Material shown:
# # # #

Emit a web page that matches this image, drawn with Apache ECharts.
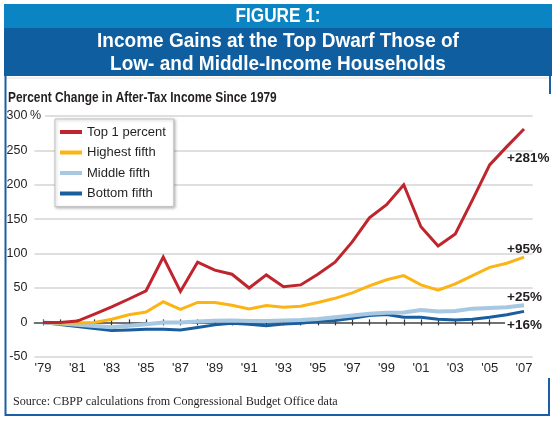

# # # #

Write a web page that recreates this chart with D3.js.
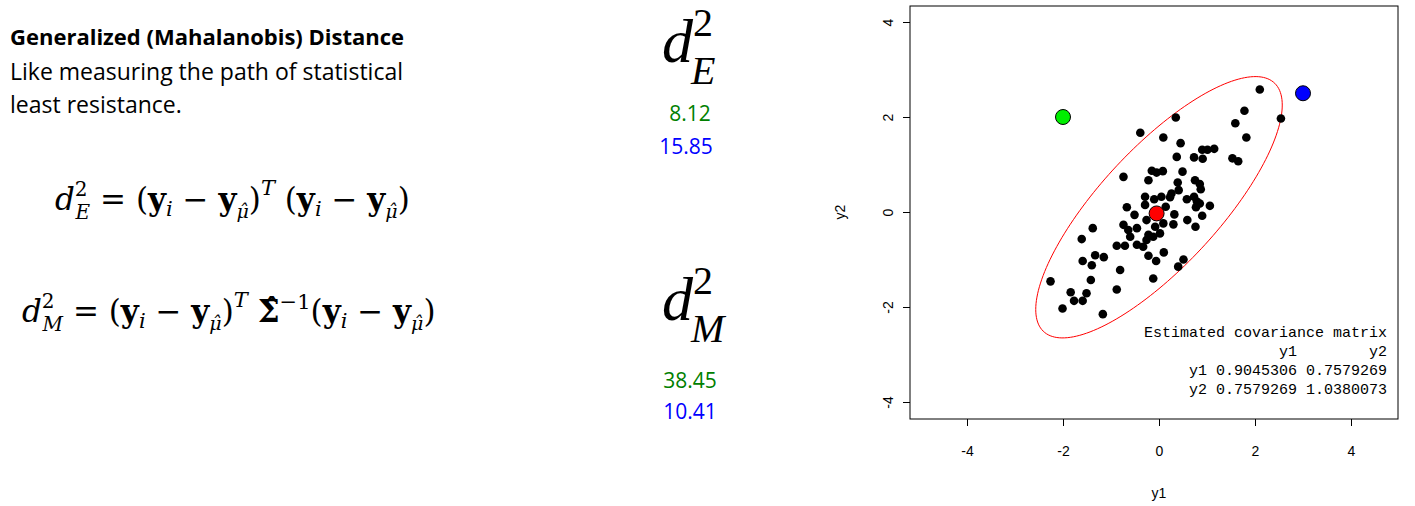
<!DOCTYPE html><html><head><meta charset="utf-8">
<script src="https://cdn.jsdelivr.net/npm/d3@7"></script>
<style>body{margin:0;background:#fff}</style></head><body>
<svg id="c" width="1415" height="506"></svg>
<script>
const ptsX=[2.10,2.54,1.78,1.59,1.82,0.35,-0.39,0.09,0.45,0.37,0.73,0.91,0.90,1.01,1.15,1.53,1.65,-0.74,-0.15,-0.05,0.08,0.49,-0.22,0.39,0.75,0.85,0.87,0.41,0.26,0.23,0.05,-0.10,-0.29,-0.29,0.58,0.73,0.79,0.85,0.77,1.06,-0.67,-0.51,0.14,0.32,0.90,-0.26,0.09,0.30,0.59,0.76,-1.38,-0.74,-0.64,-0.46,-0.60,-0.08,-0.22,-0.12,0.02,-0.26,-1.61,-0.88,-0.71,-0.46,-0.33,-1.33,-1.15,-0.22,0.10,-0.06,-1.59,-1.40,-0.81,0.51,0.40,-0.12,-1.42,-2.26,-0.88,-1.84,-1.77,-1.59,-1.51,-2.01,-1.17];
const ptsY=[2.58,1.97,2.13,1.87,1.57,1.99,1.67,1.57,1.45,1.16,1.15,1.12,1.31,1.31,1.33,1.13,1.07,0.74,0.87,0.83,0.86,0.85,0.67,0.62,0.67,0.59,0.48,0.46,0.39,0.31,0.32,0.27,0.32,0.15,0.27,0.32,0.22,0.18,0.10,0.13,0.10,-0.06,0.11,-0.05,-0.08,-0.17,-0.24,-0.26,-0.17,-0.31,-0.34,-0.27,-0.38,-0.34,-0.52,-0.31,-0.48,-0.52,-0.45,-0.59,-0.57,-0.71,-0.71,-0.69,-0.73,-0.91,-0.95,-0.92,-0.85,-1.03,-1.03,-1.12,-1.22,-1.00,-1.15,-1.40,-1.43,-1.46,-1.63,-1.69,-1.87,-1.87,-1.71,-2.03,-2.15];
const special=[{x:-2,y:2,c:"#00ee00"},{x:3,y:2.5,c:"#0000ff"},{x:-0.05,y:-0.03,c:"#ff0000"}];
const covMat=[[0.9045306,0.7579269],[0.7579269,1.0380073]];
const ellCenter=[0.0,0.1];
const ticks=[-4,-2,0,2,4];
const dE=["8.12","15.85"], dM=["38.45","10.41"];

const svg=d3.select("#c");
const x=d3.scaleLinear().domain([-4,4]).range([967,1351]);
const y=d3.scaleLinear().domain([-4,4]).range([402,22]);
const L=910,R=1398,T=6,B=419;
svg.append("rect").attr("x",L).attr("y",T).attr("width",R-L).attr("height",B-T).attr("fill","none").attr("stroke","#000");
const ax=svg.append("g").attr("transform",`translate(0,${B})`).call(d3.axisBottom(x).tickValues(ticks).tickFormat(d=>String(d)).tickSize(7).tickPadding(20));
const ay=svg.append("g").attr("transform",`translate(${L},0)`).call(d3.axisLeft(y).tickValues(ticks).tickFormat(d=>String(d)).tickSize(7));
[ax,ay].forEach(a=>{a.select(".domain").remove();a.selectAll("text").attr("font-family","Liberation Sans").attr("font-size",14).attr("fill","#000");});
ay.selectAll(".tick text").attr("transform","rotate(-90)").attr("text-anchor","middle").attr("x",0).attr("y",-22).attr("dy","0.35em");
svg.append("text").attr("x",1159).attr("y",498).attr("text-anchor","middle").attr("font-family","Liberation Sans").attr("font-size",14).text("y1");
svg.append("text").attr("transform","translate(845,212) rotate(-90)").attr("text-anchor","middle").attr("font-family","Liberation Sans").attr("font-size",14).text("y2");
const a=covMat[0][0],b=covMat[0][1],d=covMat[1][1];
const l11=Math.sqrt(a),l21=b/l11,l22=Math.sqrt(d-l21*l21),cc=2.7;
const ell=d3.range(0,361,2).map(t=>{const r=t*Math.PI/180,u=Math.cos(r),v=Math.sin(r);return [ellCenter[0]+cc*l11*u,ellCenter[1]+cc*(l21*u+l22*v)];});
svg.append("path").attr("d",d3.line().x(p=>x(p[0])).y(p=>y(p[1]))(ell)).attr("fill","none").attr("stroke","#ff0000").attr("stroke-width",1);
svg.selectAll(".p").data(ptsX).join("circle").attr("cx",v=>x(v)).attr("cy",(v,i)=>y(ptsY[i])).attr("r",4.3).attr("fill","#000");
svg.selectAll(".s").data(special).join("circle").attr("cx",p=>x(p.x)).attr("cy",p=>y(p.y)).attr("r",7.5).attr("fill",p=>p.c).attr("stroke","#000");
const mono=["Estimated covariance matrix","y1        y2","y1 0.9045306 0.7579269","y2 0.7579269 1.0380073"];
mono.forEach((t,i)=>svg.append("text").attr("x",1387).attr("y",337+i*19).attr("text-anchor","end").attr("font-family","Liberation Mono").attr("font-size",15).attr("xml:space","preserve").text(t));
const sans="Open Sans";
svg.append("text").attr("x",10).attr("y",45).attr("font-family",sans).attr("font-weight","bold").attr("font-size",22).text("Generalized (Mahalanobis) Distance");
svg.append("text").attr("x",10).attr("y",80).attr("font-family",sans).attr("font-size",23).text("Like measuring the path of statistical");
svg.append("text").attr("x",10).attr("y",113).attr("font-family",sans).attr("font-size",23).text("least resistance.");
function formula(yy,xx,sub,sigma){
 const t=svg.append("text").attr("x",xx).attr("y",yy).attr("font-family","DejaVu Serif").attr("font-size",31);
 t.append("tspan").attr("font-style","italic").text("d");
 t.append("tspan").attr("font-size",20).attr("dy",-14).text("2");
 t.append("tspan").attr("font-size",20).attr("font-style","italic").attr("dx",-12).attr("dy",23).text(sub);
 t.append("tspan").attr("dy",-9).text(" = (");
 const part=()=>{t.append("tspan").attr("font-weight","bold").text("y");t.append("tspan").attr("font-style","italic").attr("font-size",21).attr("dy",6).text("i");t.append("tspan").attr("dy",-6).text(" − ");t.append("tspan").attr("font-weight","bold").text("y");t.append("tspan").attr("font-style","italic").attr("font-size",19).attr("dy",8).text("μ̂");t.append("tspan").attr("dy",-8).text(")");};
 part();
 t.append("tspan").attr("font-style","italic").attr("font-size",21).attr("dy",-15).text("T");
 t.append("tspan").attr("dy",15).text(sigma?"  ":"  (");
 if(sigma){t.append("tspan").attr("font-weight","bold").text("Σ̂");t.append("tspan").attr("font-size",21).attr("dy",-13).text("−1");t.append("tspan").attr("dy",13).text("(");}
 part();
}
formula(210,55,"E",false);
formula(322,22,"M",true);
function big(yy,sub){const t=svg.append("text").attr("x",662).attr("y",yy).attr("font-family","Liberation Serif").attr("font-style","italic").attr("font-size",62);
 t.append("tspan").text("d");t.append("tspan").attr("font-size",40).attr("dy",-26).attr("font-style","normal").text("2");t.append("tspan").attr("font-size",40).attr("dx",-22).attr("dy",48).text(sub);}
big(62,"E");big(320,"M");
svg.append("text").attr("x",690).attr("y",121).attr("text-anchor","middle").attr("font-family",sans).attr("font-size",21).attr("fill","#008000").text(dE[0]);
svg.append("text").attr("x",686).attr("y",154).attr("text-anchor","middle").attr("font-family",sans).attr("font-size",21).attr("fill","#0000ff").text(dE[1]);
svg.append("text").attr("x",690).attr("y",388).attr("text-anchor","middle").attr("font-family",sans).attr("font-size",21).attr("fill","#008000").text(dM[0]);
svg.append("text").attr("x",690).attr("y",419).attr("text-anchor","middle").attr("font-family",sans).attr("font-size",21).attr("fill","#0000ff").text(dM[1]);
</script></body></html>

# # # #

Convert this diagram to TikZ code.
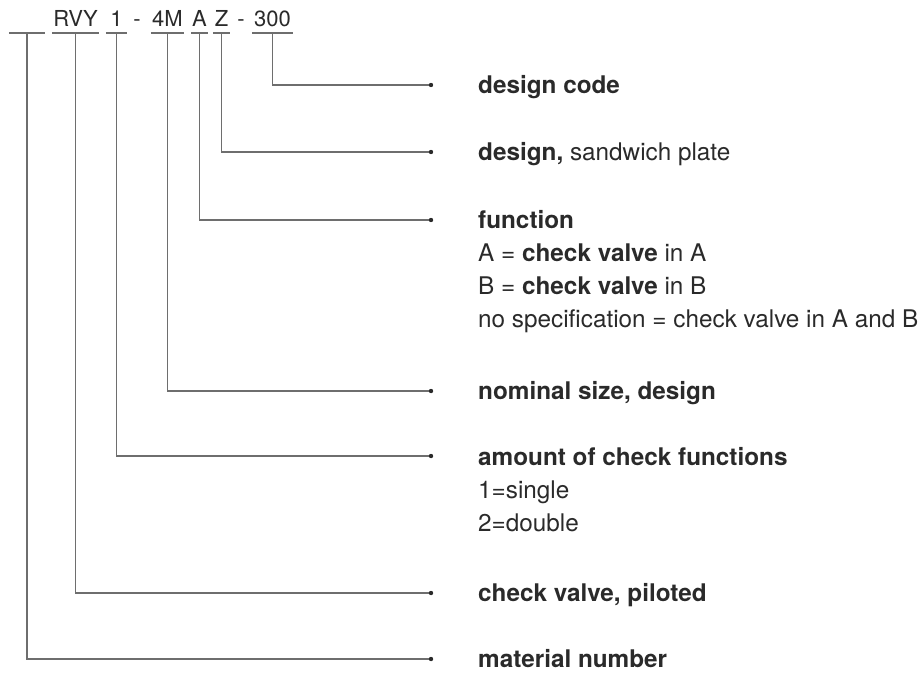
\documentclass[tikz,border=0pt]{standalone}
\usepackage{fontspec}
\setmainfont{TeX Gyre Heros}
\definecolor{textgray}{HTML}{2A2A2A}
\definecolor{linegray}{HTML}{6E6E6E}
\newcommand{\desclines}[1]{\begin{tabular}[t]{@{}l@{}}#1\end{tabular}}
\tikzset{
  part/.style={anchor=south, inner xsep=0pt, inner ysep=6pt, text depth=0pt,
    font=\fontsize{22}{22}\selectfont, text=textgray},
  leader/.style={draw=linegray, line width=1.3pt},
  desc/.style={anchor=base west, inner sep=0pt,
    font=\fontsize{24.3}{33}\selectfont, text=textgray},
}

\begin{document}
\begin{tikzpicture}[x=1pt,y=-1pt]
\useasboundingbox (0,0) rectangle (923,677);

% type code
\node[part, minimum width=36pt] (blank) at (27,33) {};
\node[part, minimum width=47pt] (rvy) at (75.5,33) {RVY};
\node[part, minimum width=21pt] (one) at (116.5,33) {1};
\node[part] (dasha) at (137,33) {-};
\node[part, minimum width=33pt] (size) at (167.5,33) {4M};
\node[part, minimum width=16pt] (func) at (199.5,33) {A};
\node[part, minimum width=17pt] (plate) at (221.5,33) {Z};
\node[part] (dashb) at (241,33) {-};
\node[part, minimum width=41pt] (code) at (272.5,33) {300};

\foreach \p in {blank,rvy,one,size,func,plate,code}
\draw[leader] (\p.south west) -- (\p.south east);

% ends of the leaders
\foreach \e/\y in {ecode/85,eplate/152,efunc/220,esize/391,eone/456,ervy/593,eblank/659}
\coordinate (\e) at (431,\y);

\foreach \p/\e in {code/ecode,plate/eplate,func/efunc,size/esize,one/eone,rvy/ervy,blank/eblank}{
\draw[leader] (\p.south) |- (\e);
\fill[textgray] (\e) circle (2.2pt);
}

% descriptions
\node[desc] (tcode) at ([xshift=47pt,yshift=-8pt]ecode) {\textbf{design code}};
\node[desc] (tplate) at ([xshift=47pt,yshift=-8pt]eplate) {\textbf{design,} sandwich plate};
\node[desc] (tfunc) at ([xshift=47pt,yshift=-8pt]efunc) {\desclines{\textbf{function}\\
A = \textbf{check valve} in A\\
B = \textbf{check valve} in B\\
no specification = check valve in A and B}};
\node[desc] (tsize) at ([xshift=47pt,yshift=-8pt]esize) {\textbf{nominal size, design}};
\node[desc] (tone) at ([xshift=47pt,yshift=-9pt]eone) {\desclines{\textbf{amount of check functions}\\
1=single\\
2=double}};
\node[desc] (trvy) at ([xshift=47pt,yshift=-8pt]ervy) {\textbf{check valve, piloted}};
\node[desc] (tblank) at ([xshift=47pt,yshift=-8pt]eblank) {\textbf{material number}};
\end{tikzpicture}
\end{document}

# # # #

Task directions: Begin at the line containing "Convert this diagram to TikZ code.", end at the line containing "-- (\p.south east);", and copy those lines word for word, both included. Skip pictures.

Written reply:
Convert this diagram to TikZ code.
\documentclass[tikz,border=0pt]{standalone}
\usepackage{fontspec}
\setmainfont{TeX Gyre Heros}
\definecolor{textgray}{HTML}{2A2A2A}
\definecolor{linegray}{HTML}{6E6E6E}
\newcommand{\desclines}[1]{\begin{tabular}[t]{@{}l@{}}#1\end{tabular}}
\tikzset{
  part/.style={anchor=south, inner xsep=0pt, inner ysep=6pt, text depth=0pt,
    font=\fontsize{22}{22}\selectfont, text=textgray},
  leader/.style={draw=linegray, line width=1.3pt},
  desc/.style={anchor=base west, inner sep=0pt,
    font=\fontsize{24.3}{33}\selectfont, text=textgray},
}

\begin{document}
\begin{tikzpicture}[x=1pt,y=-1pt]
\useasboundingbox (0,0) rectangle (923,677);

% type code
\node[part, minimum width=36pt] (blank) at (27,33) {};
\node[part, minimum width=47pt] (rvy) at (75.5,33) {RVY};
\node[part, minimum width=21pt] (one) at (116.5,33) {1};
\node[part] (dasha) at (137,33) {-};
\node[part, minimum width=33pt] (size) at (167.5,33) {4M};
\node[part, minimum width=16pt] (func) at (199.5,33) {A};
\node[part, minimum width=17pt] (plate) at (221.5,33) {Z};
\node[part] (dashb) at (241,33) {-};
\node[part, minimum width=41pt] (code) at (272.5,33) {300};

\foreach \p in {blank,rvy,one,size,func,plate,code}
\draw[leader] (\p.south west) -- (\p.south east);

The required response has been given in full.